**Aim of the exercise**
Your answer should be a single number: the count of lines containing the string "with".

== Records for processing ==

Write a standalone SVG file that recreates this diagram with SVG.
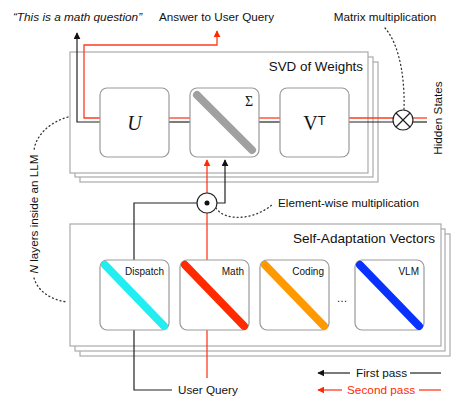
<svg xmlns="http://www.w3.org/2000/svg" width="465" height="406" viewBox="0 0 465 406">
<defs>
<style>
.frame{fill:#fff;stroke:#aaa;stroke-width:1.2}
.box{fill:#fff;stroke:#999;stroke-width:1.2}
.blk{fill:none;stroke:#222;stroke-width:1.2}
.red{fill:none;stroke:#ff3b1f;stroke-width:1.3}
.dot{fill:none;stroke:#333;stroke-width:1.3;stroke-dasharray:1 3;stroke-linecap:round}
.t{font-family:"Liberation Sans",Arial,sans-serif;fill:#111}
.diag{stroke-width:8;stroke-linecap:round}
</style>
<marker id="ab" viewBox="0 0 10 10" refX="9" refY="5" markerWidth="7" markerHeight="7" orient="auto" markerUnits="userSpaceOnUse"><path d="M0,0 L10,5 L0,10 z" fill="#111"/></marker>
<marker id="ar" viewBox="0 0 10 10" refX="9" refY="5" markerWidth="7" markerHeight="7" orient="auto" markerUnits="userSpaceOnUse"><path d="M0,0 L10,5 L0,10 z" fill="#ff2a00"/></marker>
</defs>
<rect width="465" height="406" fill="#fff"/>

<g id="svd-frame">
<rect class="frame" x="80" y="62" width="298" height="120"/>
<rect class="frame" x="75" y="57" width="298" height="120"/>
<rect class="frame" x="70" y="52" width="298" height="121"/>
<text class="t" x="363" y="71" font-size="13.4" text-anchor="end">SVD of Weights</text>
</g>

<g id="sav-frame">
<rect class="frame" x="80" y="234" width="370" height="122"/>
<rect class="frame" x="75" y="229" width="370" height="122"/>
<rect class="frame" x="70" y="224" width="371" height="122"/>
<text class="t" x="435" y="243" font-size="13.6" text-anchor="end">Self-Adaptation Vectors</text>
</g>

<g id="connectors">
<!-- first pass black -->
<polyline class="blk" points="100,122 77,122 77,33" marker-end="url(#ab)"/>
<line class="blk" x1="169" y1="122" x2="190" y2="122"/>
<line class="blk" x1="259" y1="122" x2="280" y2="122"/>
<line class="blk" x1="349" y1="122" x2="393" y2="122"/>
<line class="blk" x1="413" y1="122" x2="427" y2="122"/>
<polyline class="blk" points="134,260 134,203 197,203"/>
<polyline class="blk" points="217,203 225,203 225,160" marker-end="url(#ab)"/>
<polyline class="blk" points="134,330 134,390 172,390"/>
<!-- second pass red -->
<polyline class="red" points="100,118 84,118 84,45 217,45 217,31" marker-end="url(#ar)"/>
<line class="red" x1="169" y1="118" x2="190" y2="118"/>
<line class="red" x1="259" y1="118" x2="280" y2="118"/>
<line class="red" x1="349" y1="118" x2="394" y2="118"/>
<line class="red" x1="412" y1="118" x2="427" y2="118"/>
<line class="red" x1="207" y1="378" x2="207" y2="330"/>
<line class="red" x1="207" y1="260" x2="207" y2="213"/>
<line class="red" x1="207" y1="193" x2="207" y2="160" marker-end="url(#ar)"/>
<!-- dotted annotations -->
<path class="dot" d="M385,28 C400,45 405,80 404,109"/>
<path class="dot" d="M216,208 C225,222 255,220 273,204"/>
<path class="dot" d="M68,117 C50,122 36,135 34,150"/>
<path class="dot" d="M34,278 C38,292 52,300 67,302"/>
</g>

<g id="U">
<rect class="box" x="100" y="88" width="69" height="69" rx="7"/>
<text x="134.5" y="130" font-family="Liberation Serif,serif" font-style="italic" font-size="20" text-anchor="middle" fill="#111">U</text>
</g>
<g id="Sigma">
<rect class="box" x="190" y="88" width="69" height="69" rx="7"/>
<line class="diag" x1="197" y1="95" x2="252" y2="150" stroke="#a0a0a0"/>
<text x="249" y="106" font-family="Liberation Serif,serif" font-size="14" text-anchor="middle" fill="#111">Σ</text>
</g>
<g id="VT">
<rect class="box" x="280" y="88" width="69" height="69" rx="7"/>
<text x="314.5" y="130" font-family="Liberation Serif,serif" font-size="20" text-anchor="middle" fill="#111">V<tspan font-family="Liberation Sans,sans-serif" font-size="13" dy="-5">T</tspan></text>
</g>

<g id="matmul">
<circle cx="403" cy="120" r="10" fill="#fff" stroke="#222" stroke-width="1.2"/>
<line x1="396" y1="113" x2="410" y2="127" stroke="#222" stroke-width="1.2"/>
<line x1="410" y1="113" x2="396" y2="127" stroke="#222" stroke-width="1.2"/>
</g>
<g id="elemmul">
<circle cx="207" cy="203" r="10" fill="#fff" stroke="#222" stroke-width="1.2"/>
<circle cx="207" cy="203" r="2.5" fill="#111"/>
</g>

<g id="Dispatch">
<rect class="box" x="100" y="260" width="69" height="70" rx="7"/>
<line class="diag" x1="105" y1="265" x2="164" y2="326" stroke="#22eef2"/>
<text class="t" x="164" y="275" font-size="10" text-anchor="end">Dispatch</text>
</g>
<g id="Math">
<rect class="box" x="180" y="260" width="69" height="70" rx="7"/>
<line class="diag" x1="185" y1="265" x2="244" y2="326" stroke="#ff2a00"/>
<text class="t" x="244" y="275" font-size="10" text-anchor="end">Math</text>
</g>
<g id="Coding">
<rect class="box" x="260" y="260" width="69" height="70" rx="7"/>
<line class="diag" x1="265" y1="265" x2="324" y2="326" stroke="#ff9900"/>
<text class="t" x="324" y="275" font-size="10" text-anchor="end">Coding</text>
</g>
<text class="t" x="342" y="302" font-size="11" text-anchor="middle">…</text>
<g id="VLM">
<rect class="box" x="355" y="260" width="69" height="70" rx="7"/>
<line class="diag" x1="360" y1="265" x2="419" y2="326" stroke="#0a32ff"/>
<text class="t" x="419" y="275" font-size="10" text-anchor="end">VLM</text>
</g>

<g id="labels">
<text class="t" x="77.5" y="21" font-size="11.8" font-style="italic" text-anchor="middle">“This is a math question”</text>
<text class="t" x="216.5" y="21" font-size="11.7" text-anchor="middle">Answer to User Query</text>
<text class="t" x="385" y="21" font-size="11.7" text-anchor="middle">Matrix multiplication</text>
<text class="t" x="278" y="207" font-size="11.7">Element-wise multiplication</text>
<text class="t" x="178" y="394" font-size="11.7">User Query</text>
<text class="t" font-size="11.7" transform="translate(442,118) rotate(-90)" text-anchor="middle">Hidden States</text>
<text class="t" font-size="11.7" transform="translate(38,214) rotate(-90)" text-anchor="middle"><tspan font-style="italic">N</tspan> layers inside an LLM</text>
</g>

<g id="legend">
<line class="blk" x1="350" y1="373" x2="318" y2="373" marker-end="url(#ab)"/>
<text class="t" x="356" y="377" font-size="11.8">First pass</text>
<line class="blk" x1="410" y1="373" x2="441" y2="373"/>
<line class="red" x1="342" y1="390" x2="318" y2="390" marker-end="url(#ar)"/>
<text x="347" y="394" font-size="11.8" font-family="Liberation Sans,Arial,sans-serif" fill="#ff2a00">Second pass</text>
<line class="red" x1="419" y1="390" x2="441" y2="390"/>
</g>
</svg>
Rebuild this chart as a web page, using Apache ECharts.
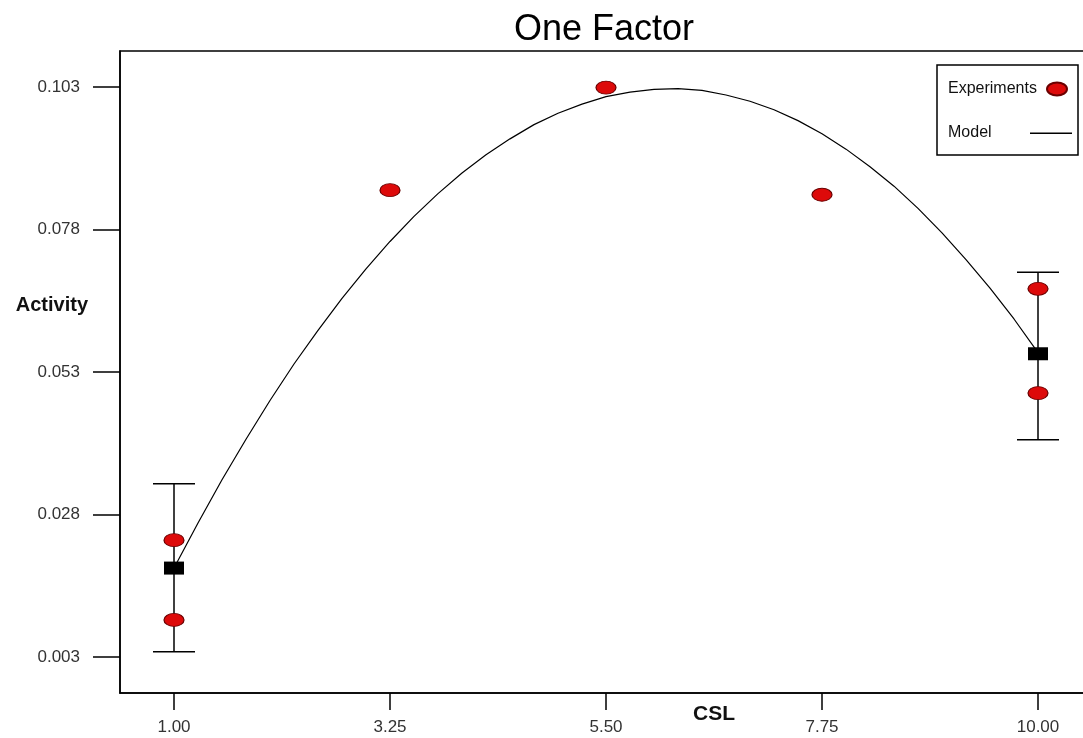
<!DOCTYPE html>
<html>
<head>
<meta charset="utf-8">
<script src="https://cdn.jsdelivr.net/npm/echarts@6/dist/echarts.min.js"></script>
<style>html,body{margin:0;padding:0;background:#fff}#c{width:1083px;height:738px}</style>
</head>
<body>
<div id="c"></div>
<script>
// Experiment points
const expX = [1, 1, 3.25, 5.5, 7.75, 10, 10];
const expY = [0.0235, 0.0095, 0.0849, 0.1029, 0.0841, 0.0676, 0.0493];
// Design-point means with error bars
const meanX = [1, 10];
const meanY = [0.0186, 0.0562];
const barLow = [0.0039, 0.0411];
const barHigh = [0.0334, 0.0705];
// Model curve
const modelX = [1, 1.25, 1.5, 1.75, 2, 2.25, 2.5, 2.75, 3, 3.25, 3.5, 3.75, 4, 4.25, 4.5, 4.75, 5, 5.25, 5.5, 5.75,
                6, 6.25, 6.5, 6.75, 7, 7.25, 7.5, 7.75, 8, 8.25, 8.5, 8.75, 9, 9.25, 9.5, 9.75, 10];
const modelY = [0.0186, 0.0265, 0.0341, 0.0412, 0.0480, 0.0544, 0.0603, 0.0659, 0.0711, 0.0759, 0.0803, 0.0843,
                0.0879, 0.0911, 0.0939, 0.0964, 0.0984, 0.1000, 0.1013, 0.1021, 0.1026, 0.1027, 0.1024, 0.1016,
                0.1005, 0.0990, 0.0971, 0.0948, 0.0921, 0.0890, 0.0856, 0.0817, 0.0774, 0.0727, 0.0677, 0.0623, 0.0564];
// Tick labels
const xTicks = [1.00, 3.25, 5.50, 7.75, 10.00];
const yTicks = [0.003, 0.028, 0.053, 0.078, 0.103];

const chart = echarts.init(document.getElementById('c'));
const font = '"Liberation Sans", Arial, sans-serif';

chart.setOption({
  animation: false,
  backgroundColor: '#fff',
  title: {
    text: 'One Factor', left: 509, top: 7,
    textStyle: { fontFamily: font, fontSize: 36, fontWeight: 'normal', color: '#000' }
  },
  legend: {
    data: [
      { name: 'Experiments', icon: 'path://M0,0M42,13M17,6.5A10,6.5,0,1,0,37,6.5A10,6.5,0,1,0,17,6.5Z' },
      { name: 'Model', icon: 'path://M0,0M42,13M0,6H42V7.5H0Z', itemStyle: { color: '#000', borderWidth: 0 } }
    ],
    orient: 'vertical', align: 'right', left: 937, top: 65,
    padding: [16, 5, 14, 11], itemGap: 28, itemWidth: 42, itemHeight: 13,
    borderColor: '#000', borderWidth: 1.5, backgroundColor: '#fff',
    formatter: '{a|{name}}',
    textStyle: { fontFamily: font, fontSize: 16, color: '#111', rich: { a: { width: 77, height: 18, align: 'left', fontFamily: font, fontSize: 16, color: '#111' } } }
  },
  grid: {
    left: 120, top: 51, right: -27, bottom: 45,
    show: true, borderColor: '#000', borderWidth: 1.5,
    outerBoundsMode: 'none', containLabel: false
  },
  xAxis: {
    type: 'value', min: 0.4375, max: 10.75,
    name: '{s|}{a|CSL}', nameLocation: 'middle', nameGap: 11, nameMoveOverlap: false,
    nameTextStyle: { rich: { s: { width: 198 }, a: { fontFamily: font, fontSize: 21, fontWeight: 'bold', color: '#111' } } },
    axisLine: { show: true, onZero: false, lineStyle: { color: '#000', width: 1.5 } },
    axisTick: { show: true, inside: false, length: 17, customValues: xTicks, lineStyle: { color: '#000', width: 1.5 } },
    axisLabel: { customValues: xTicks, margin: 26, fontFamily: font, fontSize: 17, color: '#333', formatter: v => v.toFixed(2) },
    splitLine: { show: false }
  },
  yAxis: {
    type: 'value', min: -0.003316, max: 0.109316,
    name: '{a|Activity}\n{s|}', nameLocation: 'middle', nameRotate: 0, nameGap: 32, nameMoveOverlap: false,
    nameTextStyle: { rich: { s: { height: 134 }, a: { fontFamily: font, fontSize: 20, fontWeight: 'bold', color: '#111' } } },
    axisLine: { show: true, onZero: false, lineStyle: { color: '#000', width: 1.5 } },
    axisTick: { show: true, inside: false, length: 27, customValues: yTicks, lineStyle: { color: '#000', width: 1.5 } },
    axisLabel: { customValues: yTicks, margin: 40, fontFamily: font, fontSize: 17, color: '#333', formatter: v => v.toFixed(3) },
    splitLine: { show: false }
  },
  series: [
    {
      name: 'Error', type: 'custom', z: 2,
      data: meanX.map((x, i) => [x, barLow[i], barHigh[i]]),
      renderItem: function (params, api) {
        const x = api.value(0);
        const lo = api.coord([x, api.value(1)]);
        const hi = api.coord([x, api.value(2)]);
        const hw = 21;
        const st = { stroke: '#000', lineWidth: 1.5 };
        return {
          type: 'group',
          children: [
            { type: 'line', shape: { x1: lo[0], y1: lo[1], x2: hi[0], y2: hi[1] }, style: st },
            { type: 'line', shape: { x1: lo[0] - hw, y1: lo[1], x2: lo[0] + hw, y2: lo[1] }, style: st },
            { type: 'line', shape: { x1: hi[0] - hw, y1: hi[1], x2: hi[0] + hw, y2: hi[1] }, style: st }
          ]
        };
      }
    },
    {
      name: 'Model', type: 'line', z: 3, smooth: false, symbol: 'none', showSymbol: false,
      data: modelX.map((x, i) => [x, modelY[i]]),
      lineStyle: { color: '#000', width: 1.2 },
      itemStyle: { color: '#000' }
    },
    {
      name: 'Mean', type: 'scatter', z: 4, symbol: 'rect', symbolSize: [20, 13],
      data: meanX.map((x, i) => [x, meanY[i]]),
      itemStyle: { color: '#000', opacity: 1 }
    },
    {
      name: 'Experiments', type: 'scatter', z: 5, symbol: 'circle', symbolSize: [20, 13],
      data: expX.map((x, i) => [x, expY[i]]),
      itemStyle: { color: '#dd0a0a', borderColor: '#6a0000', borderWidth: 1, opacity: 1 }
    }
  ]
});
</script>
</body>
</html>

===

**Written response**
2